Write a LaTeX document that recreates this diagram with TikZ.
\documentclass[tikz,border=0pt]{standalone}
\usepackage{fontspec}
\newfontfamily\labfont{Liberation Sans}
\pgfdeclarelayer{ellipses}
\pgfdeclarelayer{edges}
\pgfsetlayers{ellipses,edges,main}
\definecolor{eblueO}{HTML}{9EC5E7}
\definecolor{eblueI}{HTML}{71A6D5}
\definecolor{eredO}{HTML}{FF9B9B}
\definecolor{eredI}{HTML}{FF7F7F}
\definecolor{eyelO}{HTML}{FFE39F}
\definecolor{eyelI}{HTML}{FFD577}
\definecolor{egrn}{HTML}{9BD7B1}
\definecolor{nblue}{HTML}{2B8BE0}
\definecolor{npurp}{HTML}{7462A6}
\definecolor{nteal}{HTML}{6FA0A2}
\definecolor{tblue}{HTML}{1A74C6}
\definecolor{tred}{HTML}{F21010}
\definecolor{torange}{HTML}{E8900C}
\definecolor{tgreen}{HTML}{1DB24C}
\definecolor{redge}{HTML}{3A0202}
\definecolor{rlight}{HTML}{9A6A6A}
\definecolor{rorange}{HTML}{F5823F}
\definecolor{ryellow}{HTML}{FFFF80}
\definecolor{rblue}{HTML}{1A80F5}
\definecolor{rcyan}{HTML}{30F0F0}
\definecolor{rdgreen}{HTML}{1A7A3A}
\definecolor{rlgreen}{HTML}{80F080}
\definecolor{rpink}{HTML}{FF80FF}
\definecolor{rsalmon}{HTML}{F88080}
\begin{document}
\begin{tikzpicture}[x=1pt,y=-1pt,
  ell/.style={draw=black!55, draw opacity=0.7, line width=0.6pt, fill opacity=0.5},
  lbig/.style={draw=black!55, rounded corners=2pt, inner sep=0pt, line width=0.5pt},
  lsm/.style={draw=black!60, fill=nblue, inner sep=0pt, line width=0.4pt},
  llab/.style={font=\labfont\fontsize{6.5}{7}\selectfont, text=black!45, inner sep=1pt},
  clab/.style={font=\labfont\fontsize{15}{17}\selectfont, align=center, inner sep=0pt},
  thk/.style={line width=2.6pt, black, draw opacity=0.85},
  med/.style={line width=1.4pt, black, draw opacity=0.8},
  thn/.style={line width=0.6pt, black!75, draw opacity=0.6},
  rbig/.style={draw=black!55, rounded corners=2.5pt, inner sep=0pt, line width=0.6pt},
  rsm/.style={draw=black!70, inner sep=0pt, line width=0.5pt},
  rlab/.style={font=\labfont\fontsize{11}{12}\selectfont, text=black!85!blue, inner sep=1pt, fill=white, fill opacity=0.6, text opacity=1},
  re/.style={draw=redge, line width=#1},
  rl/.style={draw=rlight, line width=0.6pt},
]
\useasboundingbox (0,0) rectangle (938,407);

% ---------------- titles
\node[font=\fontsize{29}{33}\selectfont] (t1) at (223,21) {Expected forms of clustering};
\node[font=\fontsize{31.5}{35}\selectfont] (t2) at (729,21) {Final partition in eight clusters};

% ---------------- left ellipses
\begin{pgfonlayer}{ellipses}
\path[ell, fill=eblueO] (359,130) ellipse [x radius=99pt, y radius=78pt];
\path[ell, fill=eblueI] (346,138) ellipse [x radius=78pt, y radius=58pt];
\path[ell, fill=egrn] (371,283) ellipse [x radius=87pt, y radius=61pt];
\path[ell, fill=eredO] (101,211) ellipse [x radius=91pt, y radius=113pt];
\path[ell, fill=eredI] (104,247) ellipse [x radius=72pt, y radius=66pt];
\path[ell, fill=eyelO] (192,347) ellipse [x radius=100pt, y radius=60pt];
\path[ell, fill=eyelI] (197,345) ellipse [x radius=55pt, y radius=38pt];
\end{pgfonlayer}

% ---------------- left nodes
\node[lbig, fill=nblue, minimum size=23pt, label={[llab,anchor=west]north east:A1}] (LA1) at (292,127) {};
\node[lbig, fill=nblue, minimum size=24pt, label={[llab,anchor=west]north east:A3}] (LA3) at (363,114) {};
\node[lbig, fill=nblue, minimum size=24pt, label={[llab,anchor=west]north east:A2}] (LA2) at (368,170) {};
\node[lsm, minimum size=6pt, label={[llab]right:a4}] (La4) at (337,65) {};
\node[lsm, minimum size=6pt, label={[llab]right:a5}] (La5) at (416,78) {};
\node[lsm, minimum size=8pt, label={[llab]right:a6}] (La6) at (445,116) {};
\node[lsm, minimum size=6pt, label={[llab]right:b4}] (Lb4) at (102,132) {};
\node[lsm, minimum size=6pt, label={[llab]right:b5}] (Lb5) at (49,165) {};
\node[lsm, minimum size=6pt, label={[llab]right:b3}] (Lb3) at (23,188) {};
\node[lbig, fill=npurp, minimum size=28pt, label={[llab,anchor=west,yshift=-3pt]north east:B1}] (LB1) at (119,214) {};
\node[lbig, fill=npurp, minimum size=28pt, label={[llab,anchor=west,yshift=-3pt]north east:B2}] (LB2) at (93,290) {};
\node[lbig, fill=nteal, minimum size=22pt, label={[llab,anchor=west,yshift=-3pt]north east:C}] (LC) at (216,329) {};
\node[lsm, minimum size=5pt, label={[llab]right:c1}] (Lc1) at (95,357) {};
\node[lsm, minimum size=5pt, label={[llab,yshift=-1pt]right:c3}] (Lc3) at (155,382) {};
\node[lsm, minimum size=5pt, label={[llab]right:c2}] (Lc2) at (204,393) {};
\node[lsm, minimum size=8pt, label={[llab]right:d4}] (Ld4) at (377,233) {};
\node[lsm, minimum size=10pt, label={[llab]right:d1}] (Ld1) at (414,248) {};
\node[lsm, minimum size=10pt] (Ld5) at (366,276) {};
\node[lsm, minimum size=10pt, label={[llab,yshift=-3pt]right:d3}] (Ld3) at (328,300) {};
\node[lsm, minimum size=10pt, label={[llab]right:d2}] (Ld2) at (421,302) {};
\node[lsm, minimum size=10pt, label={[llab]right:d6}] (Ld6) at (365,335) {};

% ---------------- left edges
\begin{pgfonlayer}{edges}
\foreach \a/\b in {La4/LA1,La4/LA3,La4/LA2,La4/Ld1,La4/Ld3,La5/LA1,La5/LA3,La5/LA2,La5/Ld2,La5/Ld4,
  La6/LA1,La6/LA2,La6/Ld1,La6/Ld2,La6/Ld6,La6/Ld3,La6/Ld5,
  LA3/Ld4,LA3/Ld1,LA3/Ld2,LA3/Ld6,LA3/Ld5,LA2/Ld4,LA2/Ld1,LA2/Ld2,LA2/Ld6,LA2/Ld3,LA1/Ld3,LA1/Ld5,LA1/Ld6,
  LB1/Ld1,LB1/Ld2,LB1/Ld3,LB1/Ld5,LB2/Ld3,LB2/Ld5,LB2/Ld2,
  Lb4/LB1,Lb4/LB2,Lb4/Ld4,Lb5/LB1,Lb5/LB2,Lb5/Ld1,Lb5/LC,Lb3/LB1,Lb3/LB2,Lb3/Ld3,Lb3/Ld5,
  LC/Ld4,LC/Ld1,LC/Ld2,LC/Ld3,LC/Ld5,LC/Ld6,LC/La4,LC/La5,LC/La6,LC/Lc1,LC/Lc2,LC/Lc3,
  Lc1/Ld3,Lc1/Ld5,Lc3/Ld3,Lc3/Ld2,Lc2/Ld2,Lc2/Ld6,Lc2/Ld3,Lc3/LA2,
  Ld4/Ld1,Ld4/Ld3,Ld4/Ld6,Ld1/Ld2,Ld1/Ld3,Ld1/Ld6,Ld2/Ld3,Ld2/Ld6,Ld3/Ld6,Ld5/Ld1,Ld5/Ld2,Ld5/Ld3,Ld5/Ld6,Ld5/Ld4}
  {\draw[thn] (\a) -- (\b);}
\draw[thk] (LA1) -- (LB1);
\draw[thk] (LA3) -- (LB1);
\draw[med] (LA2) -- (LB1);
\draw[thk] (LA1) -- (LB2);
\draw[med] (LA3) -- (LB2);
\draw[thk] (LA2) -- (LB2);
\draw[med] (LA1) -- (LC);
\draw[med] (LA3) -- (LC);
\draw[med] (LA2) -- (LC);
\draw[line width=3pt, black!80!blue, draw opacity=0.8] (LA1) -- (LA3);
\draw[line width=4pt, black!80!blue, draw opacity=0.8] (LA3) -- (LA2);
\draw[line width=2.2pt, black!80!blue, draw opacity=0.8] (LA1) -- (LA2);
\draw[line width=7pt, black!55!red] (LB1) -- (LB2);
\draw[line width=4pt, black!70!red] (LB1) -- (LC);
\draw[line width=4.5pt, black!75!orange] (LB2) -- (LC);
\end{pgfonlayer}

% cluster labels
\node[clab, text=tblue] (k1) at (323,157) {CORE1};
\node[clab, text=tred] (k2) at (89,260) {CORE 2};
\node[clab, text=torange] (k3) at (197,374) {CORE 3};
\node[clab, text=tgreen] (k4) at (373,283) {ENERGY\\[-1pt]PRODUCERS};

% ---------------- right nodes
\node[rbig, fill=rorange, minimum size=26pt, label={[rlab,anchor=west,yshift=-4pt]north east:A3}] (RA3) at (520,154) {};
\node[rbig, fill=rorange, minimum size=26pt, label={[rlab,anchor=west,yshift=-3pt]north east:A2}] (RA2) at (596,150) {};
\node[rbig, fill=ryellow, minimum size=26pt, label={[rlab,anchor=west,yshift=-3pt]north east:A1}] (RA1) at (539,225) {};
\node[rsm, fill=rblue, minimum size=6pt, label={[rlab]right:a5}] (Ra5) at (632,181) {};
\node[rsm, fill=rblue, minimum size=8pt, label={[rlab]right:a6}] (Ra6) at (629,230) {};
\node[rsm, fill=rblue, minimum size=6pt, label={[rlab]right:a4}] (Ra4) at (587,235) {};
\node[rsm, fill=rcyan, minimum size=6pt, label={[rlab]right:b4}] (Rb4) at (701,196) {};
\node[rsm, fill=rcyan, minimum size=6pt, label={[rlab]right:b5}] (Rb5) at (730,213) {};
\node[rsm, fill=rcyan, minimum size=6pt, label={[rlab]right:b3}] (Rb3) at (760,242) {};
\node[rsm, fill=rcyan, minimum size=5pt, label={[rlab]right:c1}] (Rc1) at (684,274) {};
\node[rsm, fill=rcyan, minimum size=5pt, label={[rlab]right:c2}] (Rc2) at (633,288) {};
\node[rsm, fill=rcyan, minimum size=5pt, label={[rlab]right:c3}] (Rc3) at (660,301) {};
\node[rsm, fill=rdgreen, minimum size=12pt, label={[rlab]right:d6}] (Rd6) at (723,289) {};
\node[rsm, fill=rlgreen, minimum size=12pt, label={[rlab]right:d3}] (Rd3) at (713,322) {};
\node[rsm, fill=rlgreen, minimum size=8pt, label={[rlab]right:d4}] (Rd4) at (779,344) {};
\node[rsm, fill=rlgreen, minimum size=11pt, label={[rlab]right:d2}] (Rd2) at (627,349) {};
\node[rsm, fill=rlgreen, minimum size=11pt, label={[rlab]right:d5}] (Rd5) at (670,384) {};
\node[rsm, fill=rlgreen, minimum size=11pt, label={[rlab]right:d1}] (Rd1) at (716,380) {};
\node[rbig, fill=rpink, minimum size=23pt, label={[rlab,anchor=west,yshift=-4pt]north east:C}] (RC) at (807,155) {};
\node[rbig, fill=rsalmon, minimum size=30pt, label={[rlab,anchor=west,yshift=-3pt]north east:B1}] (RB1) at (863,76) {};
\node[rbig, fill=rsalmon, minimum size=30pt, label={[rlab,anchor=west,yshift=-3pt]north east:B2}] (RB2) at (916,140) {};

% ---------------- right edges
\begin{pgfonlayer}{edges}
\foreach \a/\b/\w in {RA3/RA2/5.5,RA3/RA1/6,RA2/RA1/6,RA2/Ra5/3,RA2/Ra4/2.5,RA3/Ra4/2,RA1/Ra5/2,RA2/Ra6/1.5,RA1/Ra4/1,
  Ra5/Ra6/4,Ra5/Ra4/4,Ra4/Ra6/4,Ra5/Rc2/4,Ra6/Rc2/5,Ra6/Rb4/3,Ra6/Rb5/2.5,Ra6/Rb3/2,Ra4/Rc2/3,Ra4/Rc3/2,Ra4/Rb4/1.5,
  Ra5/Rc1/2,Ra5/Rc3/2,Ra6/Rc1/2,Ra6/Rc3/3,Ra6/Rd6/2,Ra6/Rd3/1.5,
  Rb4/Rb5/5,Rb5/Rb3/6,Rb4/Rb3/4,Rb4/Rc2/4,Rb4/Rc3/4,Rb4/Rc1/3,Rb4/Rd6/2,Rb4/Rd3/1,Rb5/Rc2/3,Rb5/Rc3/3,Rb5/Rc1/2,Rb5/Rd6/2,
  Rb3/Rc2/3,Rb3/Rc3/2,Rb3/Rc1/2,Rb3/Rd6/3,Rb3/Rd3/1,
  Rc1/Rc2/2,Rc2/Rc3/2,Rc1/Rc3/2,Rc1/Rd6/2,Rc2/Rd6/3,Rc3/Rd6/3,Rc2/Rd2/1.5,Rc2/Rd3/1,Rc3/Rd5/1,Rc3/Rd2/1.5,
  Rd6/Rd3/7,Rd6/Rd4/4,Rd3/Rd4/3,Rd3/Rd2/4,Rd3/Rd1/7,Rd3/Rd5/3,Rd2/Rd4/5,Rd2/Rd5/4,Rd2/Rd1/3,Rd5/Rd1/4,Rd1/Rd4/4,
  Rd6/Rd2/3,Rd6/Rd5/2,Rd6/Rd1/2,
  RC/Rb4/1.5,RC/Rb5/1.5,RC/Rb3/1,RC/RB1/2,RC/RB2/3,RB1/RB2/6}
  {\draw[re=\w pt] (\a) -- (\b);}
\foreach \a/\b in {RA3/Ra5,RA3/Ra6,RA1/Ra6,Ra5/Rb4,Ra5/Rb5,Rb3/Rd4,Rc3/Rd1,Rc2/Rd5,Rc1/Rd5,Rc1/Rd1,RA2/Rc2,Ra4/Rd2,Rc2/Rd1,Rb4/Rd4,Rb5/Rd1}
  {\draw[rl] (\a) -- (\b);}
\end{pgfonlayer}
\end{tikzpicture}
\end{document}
# # # #
Return the lines above precisely as they appear, beginning at the first line and ending at the line with "(0,0) rectangle (938,407);", and nothing after it.

Write a LaTeX document that recreates this diagram with TikZ.
\documentclass[tikz,border=0pt]{standalone}
\usepackage{fontspec}
\newfontfamily\labfont{Liberation Sans}
\pgfdeclarelayer{ellipses}
\pgfdeclarelayer{edges}
\pgfsetlayers{ellipses,edges,main}
\definecolor{eblueO}{HTML}{9EC5E7}
\definecolor{eblueI}{HTML}{71A6D5}
\definecolor{eredO}{HTML}{FF9B9B}
\definecolor{eredI}{HTML}{FF7F7F}
\definecolor{eyelO}{HTML}{FFE39F}
\definecolor{eyelI}{HTML}{FFD577}
\definecolor{egrn}{HTML}{9BD7B1}
\definecolor{nblue}{HTML}{2B8BE0}
\definecolor{npurp}{HTML}{7462A6}
\definecolor{nteal}{HTML}{6FA0A2}
\definecolor{tblue}{HTML}{1A74C6}
\definecolor{tred}{HTML}{F21010}
\definecolor{torange}{HTML}{E8900C}
\definecolor{tgreen}{HTML}{1DB24C}
\definecolor{redge}{HTML}{3A0202}
\definecolor{rlight}{HTML}{9A6A6A}
\definecolor{rorange}{HTML}{F5823F}
\definecolor{ryellow}{HTML}{FFFF80}
\definecolor{rblue}{HTML}{1A80F5}
\definecolor{rcyan}{HTML}{30F0F0}
\definecolor{rdgreen}{HTML}{1A7A3A}
\definecolor{rlgreen}{HTML}{80F080}
\definecolor{rpink}{HTML}{FF80FF}
\definecolor{rsalmon}{HTML}{F88080}
\begin{document}
\begin{tikzpicture}[x=1pt,y=-1pt,
  ell/.style={draw=black!55, draw opacity=0.7, line width=0.6pt, fill opacity=0.5},
  lbig/.style={draw=black!55, rounded corners=2pt, inner sep=0pt, line width=0.5pt},
  lsm/.style={draw=black!60, fill=nblue, inner sep=0pt, line width=0.4pt},
  llab/.style={font=\labfont\fontsize{6.5}{7}\selectfont, text=black!45, inner sep=1pt},
  clab/.style={font=\labfont\fontsize{15}{17}\selectfont, align=center, inner sep=0pt},
  thk/.style={line width=2.6pt, black, draw opacity=0.85},
  med/.style={line width=1.4pt, black, draw opacity=0.8},
  thn/.style={line width=0.6pt, black!75, draw opacity=0.6},
  rbig/.style={draw=black!55, rounded corners=2.5pt, inner sep=0pt, line width=0.6pt},
  rsm/.style={draw=black!70, inner sep=0pt, line width=0.5pt},
  rlab/.style={font=\labfont\fontsize{11}{12}\selectfont, text=black!85!blue, inner sep=1pt, fill=white, fill opacity=0.6, text opacity=1},
  re/.style={draw=redge, line width=#1},
  rl/.style={draw=rlight, line width=0.6pt},
]
\useasboundingbox (0,0) rectangle (938,407);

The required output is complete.